Are These 7 Inequitable Practices Holding Your Organization Back?
Everyday barriers can prevent employees from feeling happy, safe, and successful in their jobs. And since many of these barriers are cemented in widely established and accepted talent and compensations systems, they can continue to passively perpetuate inequities.
Here are seven barriers Edgility is focused on identifying and removing to help drive equity and growth within your organization.
1. Offering employees growth opportunities only after demonstrating strong performance
Managers often wait to offer employees projects that empower them to expand their skills until they’ve proven themselves in their existing roles. Giving employees “stretch” projects helps them grow, while also building confidence and goodwill. By withholding such opportunities, employees will seek them out elsewhere, leading to high turnover.
2. Reserving coaching for struggling performers
Typically, struggling performers and “squeaky wheels” get coaching and focused attention, while everyone else is left to their own devices. Making coaching accessible to all employees helps them feel nurtured and ensures they have the support they need, even if they’re less comfortable advocating for themselves.

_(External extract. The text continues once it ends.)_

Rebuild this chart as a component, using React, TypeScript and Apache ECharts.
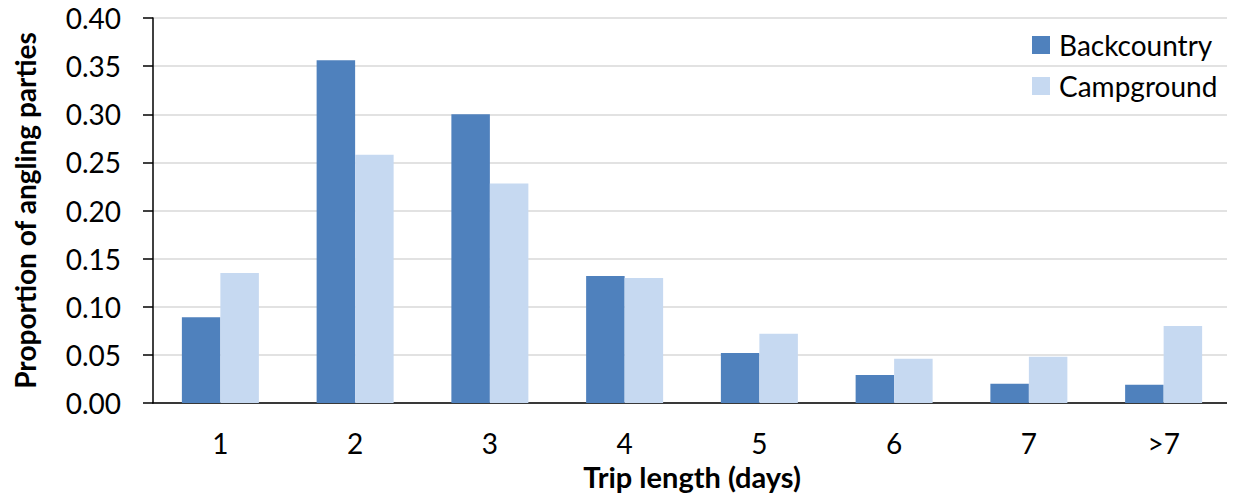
import React, { useEffect, useRef } from "react";
import * as echarts from "echarts";

const categories = ["1", "2", "3", "4", "5", "6", "7", ">7"];
const backcountry = [0.089, 0.356, 0.3, 0.132, 0.052, 0.029, 0.02, 0.019];
const campground = [0.135, 0.258, 0.228, 0.13, 0.072, 0.046, 0.048, 0.08];

const FONT = "Lato, 'Open Sans', sans-serif";

export default function App() {
  const ref = useRef<HTMLDivElement>(null);

  useEffect(() => {
    if (!ref.current) return;
    const chart = echarts.init(ref.current, undefined, { renderer: "svg" });
    chart.setOption({
      animation: false,
      textStyle: { fontFamily: FONT },
      grid: { left: 153, right: 4, top: 18, bottom: 92 },
      legend: {
        orient: "vertical",
        left: 1027,
        top: 26,
        itemWidth: 18,
        itemHeight: 18,
        itemGap: 13,
        icon: "rect",
        textStyle: { fontSize: 28, color: "#000", fontFamily: FONT, padding: [0, 0, 0, 4] },
        data: ["Backcountry", "Campground"],
      },
      xAxis: {
        type: "category",
        data: categories,
        axisLine: { lineStyle: { color: "#000", width: 1.5 } },
        axisTick: { show: false },
        axisLabel: { fontSize: 28, color: "#000", margin: 26, fontFamily: FONT },
        name: "Trip length (days)",
        nameLocation: "middle",
        nameGap: 59,
        nameTextStyle: { fontSize: 29, fontWeight: "bold", color: "#000", fontFamily: FONT },
      },
      yAxis: {
        type: "value",
        min: 0,
        max: 0.4,
        interval: 0.05,
        axisLine: { show: true, lineStyle: { color: "#000", width: 1.5 } },
        axisTick: { show: true, length: 10, lineStyle: { color: "#000", width: 1.5 } },
        axisLabel: {
          fontSize: 28,
          color: "#000",
          margin: 32,
          fontFamily: FONT,
          formatter: (v: number) => v.toFixed(2),
        },
        splitLine: { lineStyle: { color: "#D9D9D9", width: 1.5 } },
        name: "Proportion of angling parties",
        nameLocation: "middle",
        nameGap: 114,
        nameRotate: 90,
        nameTextStyle: { fontSize: 28, fontWeight: "bold", color: "#000", fontFamily: FONT },
      },
      series: [
        {
          name: "Backcountry",
          type: "bar",
          data: backcountry,
          barWidth: 38.5,
          barGap: "0%",
          itemStyle: { color: "#4F81BD" },
        },
        {
          name: "Campground",
          type: "bar",
          data: campground,
          barWidth: 38.5,
          barGap: "0%",
          itemStyle: { color: "#C6D9F1" },
        },
      ],
    });
    return () => chart.dispose();
  }, []);

  return <div ref={ref} style={{ width: 1235, height: 496, marginLeft: -8, marginTop: -8 }} />;
}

3. Lack of upward feedback and skip-level meetings
Managers typically don’t receive feedback from their direct reports as part of formal reviews. Often, there’s an assumption that people are performing well at the management level, resulting in a lack of accountability for how managers lead their teams. Skip-level meetings allow lower-level employees to provide input to higher-level employees in a safe environment.
4. Operating with a fixed talent mindset
Many biases can result in leadership viewing certain employees as superstars and others as not. Assuming talent can’t be developed over time leads management to invest only in the highest performing employees. This kind of fixed talent mindset is especially prevalent in management consulting firms and can put undue pressure on excluded employees to take on more responsibility in the absence of professional investment.
5. Failing to objectively measure promotion readiness
Halo bias influences how we think about someone we’ve already labeled as impressive. We’re more likely to believe that person can do anything well, leading to undeserved promotions. It’s important to define clear metrics around required performance in an employee’s current role and proficiency in the skills they need for their next role to give them clear goals to work towards and help managers remain objective.
6. Not assessing management skills for positions with direct reports
Too often an employee who has excelled as an individual contributor is promoted into a role with direct reports without any assessment of their management capabilities. Being a manager requires a specific set of skills that should be assessed before an employee is promoted to avoid the negative optics of valuing one employee at the expense of multiple employees.
7. Feedback isn’t tied to a framework
When feedback lacks context, it can feel like a shock to employees (i.e. “You never told me I had to do this, but now you’re telling me I’m not doing it well”). Many managers don’t identify what skills and behaviors are needed, or provide specific feedback in those areas. This makes it difficult to justify raises and promotions. It’s critical to tie feedback to a clearly communicated framework and set of expectations to set the bar for employees, rather than creating an uncommunicated barrier to advancement.
Often, managers and leadership are unwittingly reinforcing barriers that stifle their employees’ growth. By scrutinizing status quo systems and making equity the foundation of hiring, compensation and growth practices moving forward, organizations can help promote greater fairness, well-being, and success among all employees.